Michael Porter/ANN Staff
Seventh-day Adventists continue to hold weekly services in Baghdad, Iraq, despite recent attacks on other Christian congregations in the city, church leaders report.
“In spite of the recent bombing of several Christian churches in Baghdad and other parts of Iraq, Adventist believers met on Sabbath for worship,” reports Oweda Wahbe, Baghdad Church pastor, “reopening the church after it was closed for one Sabbath.” It was with great joy that the believers met to praise God in singing, Bible study and prayer.
Barriers were erected near the church to prevent vehicles from approaching the building; additional security is now in place after business hours. On the Sabbath, Iraqi police sent a vehicle with three uniformed officers to assist in security.

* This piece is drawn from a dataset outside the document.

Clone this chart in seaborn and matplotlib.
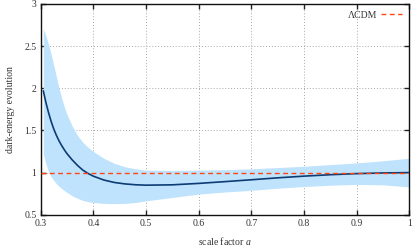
import numpy as np
import pandas as pd
import seaborn as sns
import matplotlib
matplotlib.use("Agg")
import matplotlib.pyplot as plt

# ---- data ----
scale_factor = [0.305, 0.31, 0.315, 0.32, 0.325, 0.33, 0.335, 0.34, 0.345, 0.35,
                0.36, 0.37, 0.38, 0.39, 0.40, 0.42, 0.44, 0.46, 0.48, 0.50,
                0.55, 0.60, 0.65, 0.70, 0.75, 0.80, 0.85, 0.90, 0.95, 1.00]
de_mean = [1.97, 1.83, 1.71, 1.605, 1.515, 1.44, 1.375, 1.32, 1.27, 1.225,
           1.15, 1.085, 1.03, 0.99, 0.958, 0.912, 0.883, 0.866, 0.856, 0.851,
           0.855, 0.872, 0.893, 0.915, 0.938, 0.958, 0.975, 0.988, 0.996, 1.00]
de_upper = [2.71, 2.62, 2.52, 2.40, 2.27, 2.13, 2.00, 1.88, 1.78, 1.69,
            1.55, 1.44, 1.36, 1.30, 1.25, 1.17, 1.11, 1.07, 1.045, 1.03,
            1.025, 1.03, 1.035, 1.045, 1.06, 1.075, 1.095, 1.115, 1.14, 1.17]
de_lower = [1.22, 1.10, 1.01, 0.95, 0.905, 0.868, 0.837, 0.81, 0.787, 0.765,
            0.725, 0.695, 0.67, 0.655, 0.645, 0.635, 0.632, 0.635, 0.645, 0.665,
            0.705, 0.745, 0.77, 0.79, 0.815, 0.835, 0.85, 0.86, 0.855, 0.83]
lcdm_x = [0.3, 1.0]
lcdm_y = [1.0, 1.0]
x_ticks = [0.3, 0.4, 0.5, 0.6, 0.7, 0.8, 0.9, 1.0]
x_ticklabels = ["0.3", "0.4", "0.5", "0.6", "0.7", "0.8", "0.9", "1"]
y_ticks = [0.5, 1.0, 1.5, 2.0, 2.5, 3.0]
y_ticklabels = ["0.5", "1", "1.5", "2", "2.5", "3"]

sns.set_style("ticks")
plt.rcParams["font.family"] = ["Liberation Serif", "DejaVu Serif"]
plt.rcParams["mathtext.fontset"] = "custom"
plt.rcParams["mathtext.it"] = "Liberation Serif:italic"
plt.rcParams["mathtext.rm"] = "Liberation Serif"

fig = plt.figure(figsize=(4.15, 2.48), dpi=100)
ax = fig.add_axes([0.098, 0.134, 0.888, 0.850])

df = pd.DataFrame({"a": scale_factor, "mean": de_mean,
                   "upper": de_upper, "lower": de_lower})

ax.fill_between(df["a"], df["lower"], df["upper"], color="#bfe3fd",
                linewidth=0, zorder=1)
sns.lineplot(data=df, x="a", y="mean", ax=ax, color="#0c3c74",
             linewidth=1.2, zorder=3, legend=False)
ax.plot(lcdm_x, lcdm_y, color="#ff4510", linewidth=1.0,
        dashes=(3.5, 2.5), zorder=4, label="ΛCDM")

ax.set_xlim(0.3, 1.0)
ax.set_ylim(0.5, 3.0)
ax.set_xticks(x_ticks)
ax.set_xticklabels(x_ticklabels)
ax.set_yticks(y_ticks)
ax.set_yticklabels(y_ticklabels)
ax.grid(True, color="#a8a8a8", linestyle=(0, (1, 2)), linewidth=0.7, zorder=0)
ax.set_axisbelow(True)

ax.tick_params(axis="both", which="both", direction="in", length=3.5,
               width=1.0, top=True, right=True, labelsize=7, pad=3,
               colors="#222222", labelcolor="#333333")
for s in ax.spines.values():
    s.set_linewidth(1.0)
    s.set_color("#111111")
    s.set_visible(True)

ax.set_xlabel("scale factor $a$", fontsize=7, color="#333333", labelpad=5)
ax.set_ylabel("dark-energy evolution", fontsize=7, color="#333333", labelpad=7)

leg = ax.legend(loc="upper right", frameon=False, markerfirst=False,
                fontsize=7, handlelength=2.2, handletextpad=0.4,
                borderaxespad=0.3)
for t in leg.get_texts():
    t.set_color("#333333")

fig.savefig("out.png", dpi=100)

The church board met during the week and decided they would meet on Sabbath as usual. As an additional precaution, the members meet in the lower level of the building, which is far more protected than the sanctuary, which is exposed on three sides.
Earlier in the week, authorities closed a main road near the church. Church staff later learned the reason for the closure was due to a fuel tanker truck parked in front of a nearby hotel carrying 36,000 liters (close to 10,000 gallons) of gasoline with a box of dynamite attached. If the dynamite had been detonated and the fuel exploded, the entire area around the church would have been destroyed.
“We can only thank God for His protection,” says Basim Fargo, secretary-treasurer of the Adventist Church in Iraq.